First, I’m going to limit the discussion to beneficial and non-invasive magick. What many would call “White Magick” or “Good Magick.” This eliminates all practices done to outright harm others, take from or influence them without permission and which put person gain above all else. Effectively, this limits the magick to workings that directly effect only the worker or just put energy “out there” for others to use as they see fit. In most cases, it would also include healing (with permission) and protection workings, but those don’t necessarily come in to play in the discussion I have planned.
Next, I’m going to go ahead and define self-improvement as working toward a certain image we have of who we think we should be. How we come to create that image is a big issue in and of itself (and I’ll touch on that a little near the end of this).
So already we’re dealing in a very limited universe of the self.

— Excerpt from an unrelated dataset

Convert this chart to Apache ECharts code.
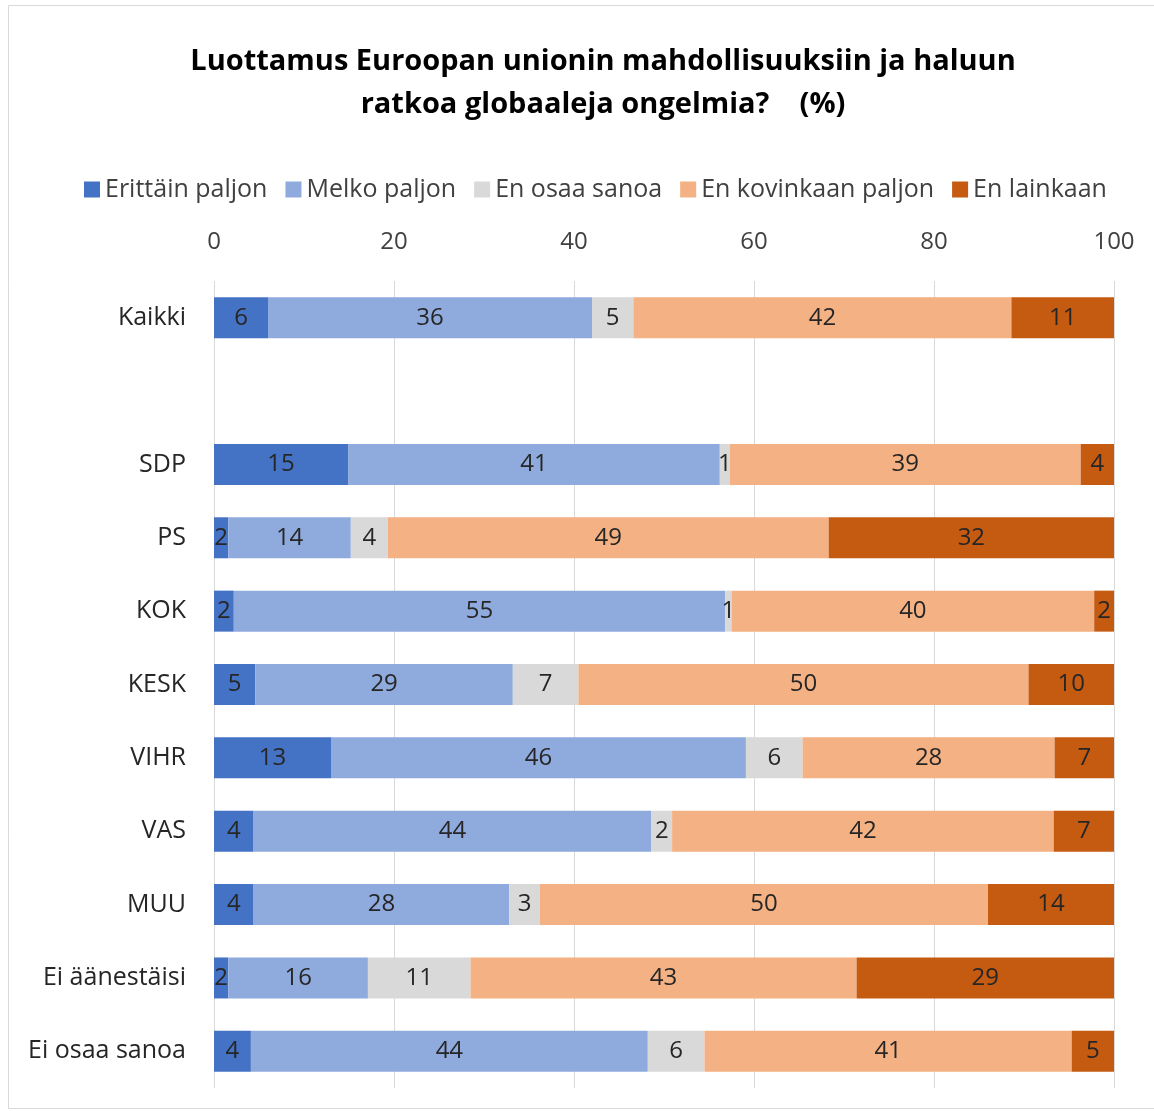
<!DOCTYPE html>
<html>
<head>
<meta charset="utf-8">
<script src="https://cdn.jsdelivr.net/npm/echarts@6/dist/echarts.min.js"></script>
<style>
html,body{margin:0;padding:0;background:#fff;}
#chart{width:1154px;height:1111px;}
</style>
</head>
<body>
<div id="chart"></div>
<script>
// Categories (top to bottom); '' is the empty spacer row
var categories = ['Kaikki', '', 'SDP', 'PS', 'KOK', 'KESK', 'VIHR', 'VAS', 'MUU', 'Ei äänestäisi', 'Ei osaa sanoa'];
var seriesNames = ['Erittäin paljon', 'Melko paljon', 'En osaa sanoa', 'En kovinkaan paljon', 'En lainkaan'];
// Values (%)
var erittainPaljon   = [6.0, null, 14.9, 1.6, 2.2, 4.6, 13.0, 4.4, 4.4, 1.6, 4.1];
var melkoPaljon      = [36.0, null, 41.3, 13.6, 54.6, 28.6, 46.1, 44.2, 28.4, 15.5, 44.1];
var enOsaaSanoa      = [4.6, null, 1.1, 4.1, 0.7, 7.3, 6.3, 2.3, 3.4, 11.4, 6.3];
var enKovinkaan      = [42.0, null, 39.0, 49.0, 40.3, 50.0, 28.0, 42.4, 49.8, 42.9, 40.8];
var enLainkaan       = [11.4, null, 3.7, 31.7, 2.2, 9.5, 6.6, 6.7, 14.0, 28.6, 4.7];
var xTicks = [0, 20, 40, 60, 80, 100];

var colors = ['#4472C4', '#8FAADC', '#D9D9D9', '#F4B183', '#C55A11'];
var allData = [erittainPaljon, melkoPaljon, enOsaaSanoa, enKovinkaan, enLainkaan];
var FONT = '"Open Sans"';

var chart = echarts.init(document.getElementById('chart'));
var series = seriesNames.map(function (name, i) {
  return {
    name: name,
    type: 'bar',
    stack: 'total',
    barWidth: 41,
    data: allData[i],
    itemStyle: { color: colors[i] },
    label: {
      show: true,
      position: 'inside',
      color: '#262626',
      fontFamily: FONT,
      fontSize: 24,
      formatter: function (p) { return p.value == null ? '' : Math.round(p.value); }
    },
    emphasis: { disabled: true }
  };
});

chart.setOption({
  animation: false,
  backgroundColor: '#fff',
  color: colors,
  graphic: [{
    type: 'rect',
    shape: { x: 8.5, y: 5.5, width: 1170, height: 1103 },
    style: { fill: 'none', stroke: '#D9D9D9', lineWidth: 1 },
    silent: true, z: -10
  }],
  title: {
    text: 'Luottamus Euroopan unionin mahdollisuuksiin ja haluun\nratkoa globaaleja ongelmia?    (%)',
    left: 598, top: 35, textAlign: 'center',
    textStyle: { fontFamily: FONT, fontWeight: 'bold', fontSize: 29, lineHeight: 43, color: '#000' }
  },
  legend: {
    data: seriesNames,
    top: 172, left: 79,
    itemWidth: 16, itemHeight: 16, itemGap: 18,
    icon: 'rect',
    textStyle: { fontFamily: FONT, fontSize: 25, color: '#404040' }
  },
  grid: { left: 214, right: 40, top: 281, bottom: 23, containLabel: false },
  xAxis: {
    type: 'value', position: 'top', min: 0, max: 100, interval: 20,
    axisLine: { show: false }, axisTick: { show: false },
    axisLabel: { fontFamily: FONT, fontSize: 24, color: '#404040', margin: 27,
      formatter: function (v) { return xTicks.indexOf(v) >= 0 ? String(v) : ''; } },
    splitLine: { show: true, lineStyle: { color: '#D9D9D9', width: 1 } }
  },
  yAxis: {
    type: 'category', data: categories, inverse: true,
    axisLine: { show: false }, axisTick: { show: false },
    axisLabel: { fontFamily: FONT, fontSize: 25, color: '#262626', margin: 28 }
  },
  series: series
});
</script>
</body>
</html>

At this point it should be very clear that magickal workings can be done for self-improvement. But that begs the question can they be more than that?
I firmly believe that they can be and are.
In the cosmology I work within, I believe everything is connected at a very basic level. As such, the positive development of any one part adds to the greatness of the whole. Conversely the damaging of one part diminishes us all to one extent or another. Both are necessary. There must be both birthing and culling. That dynamic equilibrium prevents stagnation as well as over-growth and complete die-out.
This is all tied directly to my personal growth path I have walked.
For a very long time, I put others far ahead of myself. Everything I did was done only for others. All of my own wants and needs were pushed to the side as my sense of self-worth was tied directly to my impact on others–be it positive or negative.
As anyone else who has walked that path can tell you, it eventually leads to only one place. That place is self destruction. It leads there as surely as seeking only to harm others leads there. But it is a much slower path the that end and can stretch on for years, all the while leaving us feeling like we are making sacrifices for the greater good.
The simple fact is, I am no good to anyone if I am dead. That was a hard realization to accept. It did not reconcile well at all with my world-view at the time which was split along the me and them line.
It wasn’t until I was able to take a step back and see the “us” in the big picture that I was able to save myself from destruction.
I am no good to anyone if I am dead. No one is. We are only useful if we grow. We are only useful if we reach out and expand into the world around us. We are only useful if we improve the only person we can improve–ourselves.
Is that magickal in and of itself? Not necessarily. There are many secular, non-magickal philosophies out there that advocate self-improvement. Some use greed to justify it. Some take the much more sensible and sustainable route of of enlightened self-interest.
It is the root of ones desire for self-improvement that can make the process magickal.
For me, that came from the realization and deep sense of belief that we are one.
From that one realization, came my personal dedication to walk a path of service. But a certain amount of service to self is required–not just to meet the challenges one faces, but to see and grasp the opportunities the Universe presents along the way.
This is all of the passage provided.